Symptoms of a Traumatic Brain Injury

Feb 04

Traumatic brain injury occurs when the brain has sustained damage due to excessive force. This injury is mostly sustained in traffic accidents, sporting activities, slip and fall accidents, and acts of violence on the head. The injury becomes more tragic if the carelessness and negligence of another party is at fault. Those instances are so serious that there are even legal professionals who specialize on them, such as this Panama City personal injury attorney.

Traumatic brain injuries can be classified depending on its severity. It can be mild, moderate, or severe. To know what kind of traumatic brain injury is sustained, an individual can look for the signs listed below.

Mild traumatic brain injury
A mild TBI, also commonly called a concussion and a minor head trauma, may occur if the confusion, disorientation, or unconsciousness has lasted for less than 30 minutes. The first signs of a mild TBI are dizziness, headaches, memory loss, nausea, and slowness of thinking.

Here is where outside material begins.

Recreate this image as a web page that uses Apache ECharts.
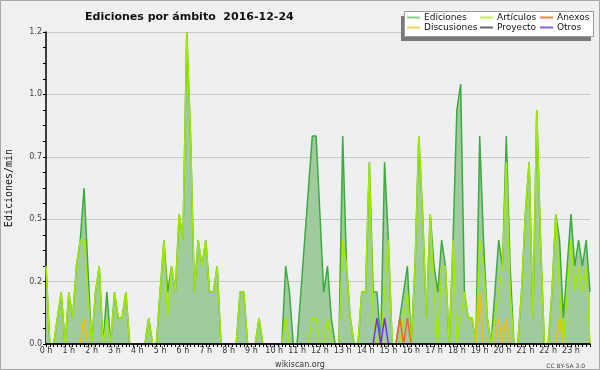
<!DOCTYPE html>
<html><head><meta charset="utf-8">
<script src="https://cdn.jsdelivr.net/npm/echarts@6/dist/echarts.min.js"></script>
<style>html,body{margin:0;padding:0;background:#f0f0f0}#c{width:600px;height:370px}</style>
</head><body><div id="c"></div>
<script>
const hourLabels = ['0 h','1 h','2 h','3 h','4 h','5 h','6 h','7 h','8 h','9 h','10 h','11 h','12 h','13 h','14 h','15 h','16 h','17 h','18 h','19 h','20 h','21 h','22 h','23 h'];
const minuteSteps = ['00','10','20','30','40','50'];
const categories = [];
for (let h = 0; h < 24; h++) for (const m of minuteSteps) categories.push(h + ':' + m);

const ediciones = [
0.3,0,0,0.1,0.2,0,  0.2,0.1,0.3,0.4,0.6,0.3,  0,0.2,0.3,0,0.2,0,  0.2,0.1,0.1,0.2,0,0,
0,0,0,0.1,0,0,  0.2,0.4,0.2,0.3,0.2,0.5,  0.4,1.2,0.8,0.2,0.4,0.3,  0.4,0.2,0.2,0.3,0,0,
0,0,0,0.2,0.2,0,  0,0,0.1,0,0,0,  0,0,0,0.3,0.2,0,  0,0.2,0.4,0.6,0.8,0.8,
0.5,0.2,0.3,0.1,0,0,  0.8,0.3,0.1,0,0,0.2,  0.2,0.7,0.2,0.2,0,0.7,  0.4,0,0,0.1,0.2,0.3,
0,0.3,0.8,0.5,0.1,0.5,  0.3,0.2,0.4,0.3,0,0.4,  0.9,1.0,0.2,0.1,0.1,0,  0.8,0.4,0.1,0,0.2,0.4,
0.3,0.8,0.3,0,0,0.2,  0.5,0.7,0.1,0.9,0.4,0,  0,0.2,0.5,0.4,0.1,0.3,  0.5,0.3,0.4,0.3,0.4,0.2
];
const articulos = [
0.3,0,0,0.1,0.2,0,  0.2,0.1,0.3,0.4,0.4,0.2,  0,0.2,0.3,0,0.1,0,  0.2,0.1,0.1,0.2,0,0,
0,0,0,0.1,0,0,  0.2,0.4,0.1,0.3,0.2,0.5,  0.4,1.2,0.8,0.2,0.4,0.3,  0.4,0.2,0.2,0.3,0,0,
0,0,0,0.2,0.2,0,  0,0,0.1,0,0,0,  0,0,0,0.1,0,0,  0,0,0,0,0.1,0.1,
0,0,0.1,0,0,0,  0.4,0.3,0.1,0,0,0.2,  0.2,0.7,0.1,0,0,0.2,  0.4,0,0,0,0.1,0.2,
0,0.3,0.8,0.5,0.1,0.5,  0.2,0,0.3,0.3,0,0.4,  0,0.1,0.2,0.1,0.1,0,  0.4,0.3,0.1,0,0.1,0.2,
0.3,0.7,0.2,0,0,0.2,  0.5,0.7,0.1,0.9,0.4,0,  0,0.2,0.5,0.2,0,0.2,  0.4,0.2,0.3,0.2,0.3,0
];
const anexos = [
0,0,0,0,0,0,  0,0,0,0,0,0,  0,0,0,0,0,0,  0,0,0,0,0,0,
0,0,0,0,0,0,  0,0,0,0,0,0,  0,0,0,0,0,0,  0,0,0,0,0,0,
0,0,0,0,0,0,  0,0,0,0,0,0,  0,0,0,0,0,0,  0,0,0,0,0,0,
0,0,0,0,0,0,  0,0,0,0,0,0,  0,0,0,0,0,0,  0,0,0,0.1,0,0.1,
0,0,0,0,0,0,  0,0,0,0,0,0,  0,0,0,0,0,0,  0,0,0,0,0,0,
0,0,0,0,0,0,  0,0,0,0,0,0,  0,0,0,0,0,0,  0,0,0,0,0,0
];
const discusiones = [
0,0,0,0,0,0,  0,0,0,0,0.1,0,  0,0,0,0,0,0,  0,0,0,0,0,0,
0,0,0,0,0,0,  0,0,0,0,0,0,  0,0,0,0,0,0,  0,0,0,0,0,0,
0,0,0,0,0,0,  0,0,0,0,0,0,  0,0,0,0,0,0,  0,0,0,0,0,0,
0,0,0,0,0,0,  0,0,0,0,0,0,  0,0,0,0,0,0,  0,0,0,0,0,0,
0,0,0,0,0,0,  0,0,0,0,0,0,  0,0,0,0,0,0,  0.2,0,0,0,0,0.1,
0,0.1,0,0,0,0,  0,0,0,0,0,0,  0,0,0,0.1,0,0,  0,0,0,0,0,0
];
const proyecto = [
0,0,0,0,0,0,  0,0,0,0,0,0,  0,0,0,0,0,0,  0,0,0,0,0,0,
0,0,0,0,0,0,  0,0,0,0,0,0,  0,0,0,0,0,0,  0,0,0,0,0,0,
0,0,0,0,0,0,  0,0,0,0,0,0,  0,0,0,0,0,0,  0,0,0,0,0,0,
0,0,0,0,0,0,  0,0,0,0,0,0,  0,0,0,0,0,0,  0,0,0,0,0,0,
0,0,0,0,0,0,  0,0,0,0,0,0,  0,0,0,0,0,0,  0,0,0,0,0,0,
0,0,0,0,0,0,  0,0,0,0,0,0,  0,0,0,0,0,0,  0,0,0,0,0,0
];
const otros = [
0,0,0,0,0,0,  0,0,0,0,0,0,  0,0,0,0,0,0,  0,0,0,0,0,0,
0,0,0,0,0,0,  0,0,0,0,0,0,  0,0,0,0,0,0,  0,0,0,0,0,0,
0,0,0,0,0,0,  0,0,0,0,0,0,  0,0,0,0,0,0,  0,0,0,0,0,0,
0,0,0,0,0,0,  0,0,0,0,0,0,  0,0,0,0.1,0,0.1,  0,0,0,0,0,0,
0,0,0,0,0,0,  0,0,0,0,0,0,  0,0,0,0,0,0,  0,0,0,0,0,0,
0,0,0,0,0,0,  0,0,0,0,0,0,  0,0,0,0,0,0,  0,0,0,0,0,0
];

const FONT = 'DejaVu Sans';
const chart = echarts.init(document.getElementById('c'));
function lineSeries(name, data, color, z, extra) {
  return Object.assign({
    name, type: 'line', data, symbol: 'none', z,
    lineStyle: { color, width: 1.5 },
    itemStyle: { color }, emphasis: { disabled: true }
  }, extra || {});
}
const legendCommon = {
  orient: 'vertical', top: 13, padding: 0, itemGap: 1,
  itemWidth: 13, itemHeight: 2, icon: 'rect', selectedMode: false,
  textStyle: { fontFamily: FONT, fontSize: 9, color: '#111', padding: [0, 0, 0, -1] }
};
chart.setOption({
  animation: false,
  backgroundColor: '#f0f0f0',
  title: [
    { text: 'Ediciones por ámbito  2016-12-24', left: 80, top: 7,
      textStyle: { fontFamily: FONT, fontSize: 11, fontWeight: 'bold', color: '#111' } },
    { text: 'wikiscan.org', left: 'center', top: 356,
      textStyle: { fontFamily: FONT, fontSize: 8, fontWeight: 'normal', color: '#333' } },
    { text: 'CC BY-SA 3.0', right: 10, top: 358,
      textStyle: { fontFamily: FONT, fontSize: 6, fontWeight: 'normal', color: '#444' } }
  ],
  graphic: [
    { type: 'rect', z: -1, silent: true, shape: { x: 0.5, y: 0.5, width: 599, height: 369 },
      style: { fill: 'none', stroke: '#a8a8a8', lineWidth: 1 } },
    { type: 'rect', z: 20, silent: true, shape: { x: 401, y: 16, width: 190, height: 25 },
      style: { fill: '#7a7a7a' } },
    { type: 'rect', z: 21, silent: true, shape: { x: 404.5, y: 11.5, width: 189, height: 25 },
      style: { fill: '#ffffff', stroke: '#9a9a9a', lineWidth: 1 } }
  ],
  legend: [
    Object.assign({}, legendCommon, { left: 407, z: 30,
      data: [{ name: 'Ediciones', itemStyle: { color: '#88cc88' } }, { name: 'Discusiones', itemStyle: { color: '#f8d050' } }] }),
    Object.assign({}, legendCommon, { left: 480, z: 30,
      data: [{ name: 'Artículos', itemStyle: { color: '#c4f050' } }, { name: 'Proyecto', itemStyle: { color: '#666666' } }] }),
    Object.assign({}, legendCommon, { left: 540, z: 30,
      data: [{ name: 'Anexos', itemStyle: { color: '#f58050' } }, { name: 'Otros', itemStyle: { color: '#9060f0' } }] })
  ],
  grid: { left: 46, right: 10, top: 32, bottom: 26, show: true, backgroundColor: '#eeeff1', borderWidth: 0,
    containLabel: false, outerBoundsMode: 'none' },
  xAxis: {
    type: 'category', data: categories, boundaryGap: false, z: 10,
    axisLine: { lineStyle: { color: '#000', width: 1.5 } },
    axisTick: { interval: 0, length: 3, lineStyle: { color: '#000', width: 1 } },
    axisLabel: {
      interval: 0, margin: 3, fontFamily: FONT, fontSize: 8, color: '#333',
      formatter: (v, i) => (i % 6 === 0 ? hourLabels[i / 6] : '')
    },
    splitLine: { show: false }
  },
  yAxis: {
    type: 'value', min: 0, max: 1.2, interval: 0.24,
    name: 'Ediciones/min', nameLocation: 'middle', nameGap: 32, nameRotate: 90,
    nameTextStyle: { fontFamily: 'DejaVu Sans Mono', fontSize: 10, color: '#111' },
    axisLine: { show: true, lineStyle: { color: '#000', width: 1.5 } },
    axisTick: { show: true, length: 3, lineStyle: { color: '#000' } },
    minorTick: { show: true, splitNumber: 4, length: 3, lineStyle: { color: '#000' } },
    axisLabel: { margin: 4, fontFamily: FONT, fontSize: 8, color: '#444',
      formatter: v => v.toFixed(1) },
    splitLine: { show: true, lineStyle: { color: '#c8c8c8', width: 1 } }
  },
  series: [
    lineSeries('Ediciones', ediciones, '#3cab3c', 2,
      { areaStyle: { color: '#9fcb9f', opacity: 1 } }),
    lineSeries('Proyecto', proyecto, '#555555', 3),
    lineSeries('Artículos', articulos, '#a4e800', 4),
    lineSeries('Discusiones', discusiones, '#f2c000', 5),
    lineSeries('Anexos', anexos, '#f26522', 6),
    lineSeries('Otros', otros, '#7a2cf0', 7)
  ]
});
</script></body></html>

But even mild traumatic brain injuries have severe effects, such as sensory problems. Victims may suffer from vision problems, hear ringing in the ears, and taste something bad in their mouths. Mental problems are also common on patients. The most common mental problems include irritability and mood swings, difficulty concentrating, sleeping disorders, and feelings of anxiety and depression.

Moderate to severe traumatic brain injury
If a person has been unconscious for about 20 minutes to 6 hours, he or she may have suffered a moderate traumatic brain injury. The injury sustained may be considered severe if the unconsciousness has lasted more than 6 hours.

Moderate and severe TBI share the same entry in this list because their symptoms are mostly the same. The only difference is their severity.

The physical symptoms of moderate to severe TBI are the same as those from mild TBI, but on a more serious level. Dizziness and nausea may result into vomiting, headaches become persistent, and the patient may experience seizures. The patient may also have body coordination problems, or worse, physical paralysis.

The sensory problems associated with these kinds of TBI are also more serious. Partial or total loss of vision, hearing, sense of smell, and sense of taste are not that uncommon. There may also be difficulties in reading, writing, and speaking.